JOB
Write out the material exactly, with the pictures left out.

SUPPLIED INFORMATION

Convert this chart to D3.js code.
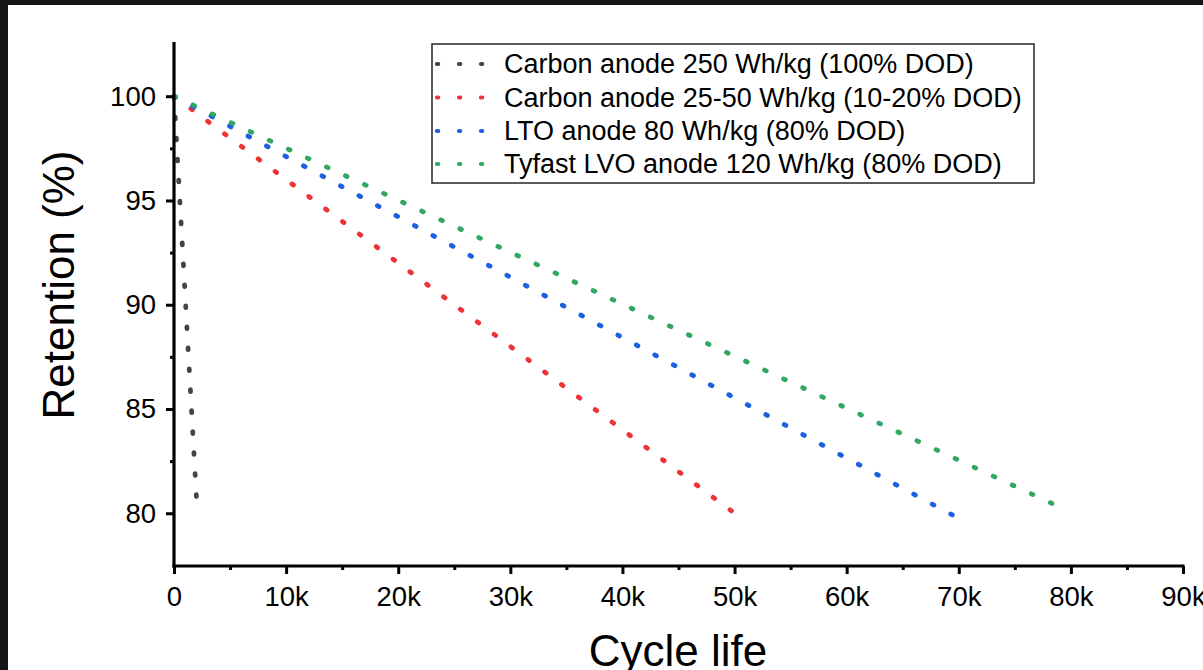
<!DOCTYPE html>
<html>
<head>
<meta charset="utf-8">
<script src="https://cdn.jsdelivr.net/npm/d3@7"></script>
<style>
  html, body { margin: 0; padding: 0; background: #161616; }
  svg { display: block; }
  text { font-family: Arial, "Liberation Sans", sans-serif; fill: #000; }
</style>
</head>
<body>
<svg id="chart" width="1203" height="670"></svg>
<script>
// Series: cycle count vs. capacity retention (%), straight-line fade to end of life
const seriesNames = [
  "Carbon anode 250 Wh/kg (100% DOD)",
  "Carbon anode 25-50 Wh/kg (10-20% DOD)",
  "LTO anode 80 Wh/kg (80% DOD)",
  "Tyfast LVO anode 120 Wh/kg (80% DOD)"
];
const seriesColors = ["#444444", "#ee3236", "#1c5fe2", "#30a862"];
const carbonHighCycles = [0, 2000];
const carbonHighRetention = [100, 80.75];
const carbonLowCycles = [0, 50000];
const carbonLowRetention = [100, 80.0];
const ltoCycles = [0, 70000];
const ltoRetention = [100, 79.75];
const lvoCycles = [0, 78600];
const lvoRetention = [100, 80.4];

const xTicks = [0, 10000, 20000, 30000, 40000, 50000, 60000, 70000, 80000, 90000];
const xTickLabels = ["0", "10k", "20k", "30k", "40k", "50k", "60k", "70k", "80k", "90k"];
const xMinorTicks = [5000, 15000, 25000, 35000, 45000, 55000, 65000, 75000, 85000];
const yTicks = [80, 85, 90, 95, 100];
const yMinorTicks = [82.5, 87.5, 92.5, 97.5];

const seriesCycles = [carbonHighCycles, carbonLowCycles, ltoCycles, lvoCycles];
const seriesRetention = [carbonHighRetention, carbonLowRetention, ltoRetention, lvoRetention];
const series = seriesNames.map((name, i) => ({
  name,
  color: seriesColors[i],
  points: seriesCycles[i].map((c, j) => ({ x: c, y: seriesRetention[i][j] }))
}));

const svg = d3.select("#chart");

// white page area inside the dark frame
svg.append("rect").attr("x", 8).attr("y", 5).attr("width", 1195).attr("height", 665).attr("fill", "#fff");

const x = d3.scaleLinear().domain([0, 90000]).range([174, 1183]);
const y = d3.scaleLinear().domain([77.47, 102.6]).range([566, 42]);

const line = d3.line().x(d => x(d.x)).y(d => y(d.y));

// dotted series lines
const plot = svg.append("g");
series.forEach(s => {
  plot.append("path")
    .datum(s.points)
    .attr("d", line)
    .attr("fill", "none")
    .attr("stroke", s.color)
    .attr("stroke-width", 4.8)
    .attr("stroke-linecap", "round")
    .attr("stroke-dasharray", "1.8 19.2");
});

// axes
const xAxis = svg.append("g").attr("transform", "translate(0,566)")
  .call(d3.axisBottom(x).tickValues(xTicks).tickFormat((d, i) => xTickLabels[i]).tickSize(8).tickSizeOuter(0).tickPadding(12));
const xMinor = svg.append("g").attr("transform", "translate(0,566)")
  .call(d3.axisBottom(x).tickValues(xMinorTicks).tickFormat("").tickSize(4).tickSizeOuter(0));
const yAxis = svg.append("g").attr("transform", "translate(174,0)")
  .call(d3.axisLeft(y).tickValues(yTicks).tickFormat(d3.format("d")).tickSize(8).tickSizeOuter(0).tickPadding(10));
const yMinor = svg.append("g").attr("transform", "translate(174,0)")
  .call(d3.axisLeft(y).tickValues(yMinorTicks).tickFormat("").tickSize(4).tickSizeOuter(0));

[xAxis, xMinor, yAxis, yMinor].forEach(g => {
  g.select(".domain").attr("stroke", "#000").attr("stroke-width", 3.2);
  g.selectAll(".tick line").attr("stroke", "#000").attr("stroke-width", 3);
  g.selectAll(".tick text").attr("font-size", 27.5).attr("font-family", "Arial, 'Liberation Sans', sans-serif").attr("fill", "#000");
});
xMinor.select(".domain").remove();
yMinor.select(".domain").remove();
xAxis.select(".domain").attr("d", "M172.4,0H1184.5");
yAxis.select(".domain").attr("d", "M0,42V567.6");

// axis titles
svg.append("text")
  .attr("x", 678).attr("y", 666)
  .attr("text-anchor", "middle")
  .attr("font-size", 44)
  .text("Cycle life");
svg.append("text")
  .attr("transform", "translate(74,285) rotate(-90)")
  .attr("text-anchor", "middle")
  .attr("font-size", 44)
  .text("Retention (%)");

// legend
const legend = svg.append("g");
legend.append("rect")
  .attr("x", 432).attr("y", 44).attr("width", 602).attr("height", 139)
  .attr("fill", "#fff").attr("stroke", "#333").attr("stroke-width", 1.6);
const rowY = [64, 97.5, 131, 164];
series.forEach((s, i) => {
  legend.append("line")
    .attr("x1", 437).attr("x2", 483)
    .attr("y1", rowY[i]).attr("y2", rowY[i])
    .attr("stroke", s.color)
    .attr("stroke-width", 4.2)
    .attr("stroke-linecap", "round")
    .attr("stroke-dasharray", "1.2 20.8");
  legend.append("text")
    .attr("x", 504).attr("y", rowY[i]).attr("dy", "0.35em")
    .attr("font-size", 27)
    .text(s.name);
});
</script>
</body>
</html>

SOLUTION TO THE EXERCISE
Convert this chart to D3.js code.
<!DOCTYPE html>
<html>
<head>
<meta charset="utf-8">
<script src="https://cdn.jsdelivr.net/npm/d3@7"></script>
<style>
  html, body { margin: 0; padding: 0; background: #161616; }
  svg { display: block; }
  text { font-family: Arial, "Liberation Sans", sans-serif; fill: #000; }
</style>
</head>
<body>
<svg id="chart" width="1203" height="670"></svg>
<script>
// Series: cycle count vs. capacity retention (%), straight-line fade to end of life
const seriesNames = [
  "Carbon anode 250 Wh/kg (100% DOD)",
  "Carbon anode 25-50 Wh/kg (10-20% DOD)",
  "LTO anode 80 Wh/kg (80% DOD)",
  "Tyfast LVO anode 120 Wh/kg (80% DOD)"
];
const seriesColors = ["#444444", "#ee3236", "#1c5fe2", "#30a862"];
const carbonHighCycles = [0, 2000];
const carbonHighRetention = [100, 80.75];
const carbonLowCycles = [0, 50000];
const carbonLowRetention = [100, 80.0];
const ltoCycles = [0, 70000];
const ltoRetention = [100, 79.75];
const lvoCycles = [0, 78600];
const lvoRetention = [100, 80.4];

const xTicks = [0, 10000, 20000, 30000, 40000, 50000, 60000, 70000, 80000, 90000];
const xTickLabels = ["0", "10k", "20k", "30k", "40k", "50k", "60k", "70k", "80k", "90k"];
const xMinorTicks = [5000, 15000, 25000, 35000, 45000, 55000, 65000, 75000, 85000];
const yTicks = [80, 85, 90, 95, 100];
const yMinorTicks = [82.5, 87.5, 92.5, 97.5];

const seriesCycles = [carbonHighCycles, carbonLowCycles, ltoCycles, lvoCycles];
const seriesRetention = [carbonHighRetention, carbonLowRetention, ltoRetention, lvoRetention];
const series = seriesNames.map((name, i) => ({
  name,
  color: seriesColors[i],
  points: seriesCycles[i].map((c, j) => ({ x: c, y: seriesRetention[i][j] }))
}));

const svg = d3.select("#chart");

// white page area inside the dark frame
svg.append("rect").attr("x", 8).attr("y", 5).attr("width", 1195).attr("height", 665).attr("fill", "#fff");

const x = d3.scaleLinear().domain([0, 90000]).range([174, 1183]);
const y = d3.scaleLinear().domain([77.47, 102.6]).range([566, 42]);

const line = d3.line().x(d => x(d.x)).y(d => y(d.y));

// dotted series lines
const plot = svg.append("g");
series.forEach(s => {
  plot.append("path")
    .datum(s.points)
    .attr("d", line)
    .attr("fill", "none")
    .attr("stroke", s.color)
    .attr("stroke-width", 4.8)
    .attr("stroke-linecap", "round")
    .attr("stroke-dasharray", "1.8 19.2");
});

// axes
const xAxis = svg.append("g").attr("transform", "translate(0,566)")
  .call(d3.axisBottom(x).tickValues(xTicks).tickFormat((d, i) => xTickLabels[i]).tickSize(8).tickSizeOuter(0).tickPadding(12));
const xMinor = svg.append("g").attr("transform", "translate(0,566)")
  .call(d3.axisBottom(x).tickValues(xMinorTicks).tickFormat("").tickSize(4).tickSizeOuter(0));
const yAxis = svg.append("g").attr("transform", "translate(174,0)")
  .call(d3.axisLeft(y).tickValues(yTicks).tickFormat(d3.format("d")).tickSize(8).tickSizeOuter(0).tickPadding(10));
const yMinor = svg.append("g").attr("transform", "translate(174,0)")
  .call(d3.axisLeft(y).tickValues(yMinorTicks).tickFormat("").tickSize(4).tickSizeOuter(0));

[xAxis, xMinor, yAxis, yMinor].forEach(g => {
  g.select(".domain").attr("stroke", "#000").attr("stroke-width", 3.2);
  g.selectAll(".tick line").attr("stroke", "#000").attr("stroke-width", 3);
  g.selectAll(".tick text").attr("font-size", 27.5).attr("font-family", "Arial, 'Liberation Sans', sans-serif").attr("fill", "#000");
});
xMinor.select(".domain").remove();
yMinor.select(".domain").remove();
xAxis.select(".domain").attr("d", "M172.4,0H1184.5");
yAxis.select(".domain").attr("d", "M0,42V567.6");

// axis titles
svg.append("text")
  .attr("x", 678).attr("y", 666)
  .attr("text-anchor", "middle")
  .attr("font-size", 44)
  .text("Cycle life");
svg.append("text")
  .attr("transform", "translate(74,285) rotate(-90)")
  .attr("text-anchor", "middle")
  .attr("font-size", 44)
  .text("Retention (%)");

// legend
const legend = svg.append("g");
legend.append("rect")
  .attr("x", 432).attr("y", 44).attr("width", 602).attr("height", 139)
  .attr("fill", "#fff").attr("stroke", "#333").attr("stroke-width", 1.6);
const rowY = [64, 97.5, 131, 164];
series.forEach((s, i) => {
  legend.append("line")
    .attr("x1", 437).attr("x2", 483)
    .attr("y1", rowY[i]).attr("y2", rowY[i])
    .attr("stroke", s.color)
    .attr("stroke-width", 4.2)
    .attr("stroke-linecap", "round")
    .attr("stroke-dasharray", "1.2 20.8");
  legend.append("text")
    .attr("x", 504).attr("y", rowY[i]).attr("dy", "0.35em")
    .attr("font-size", 27)
    .text(s.name);
});
</script>
</body>
</html>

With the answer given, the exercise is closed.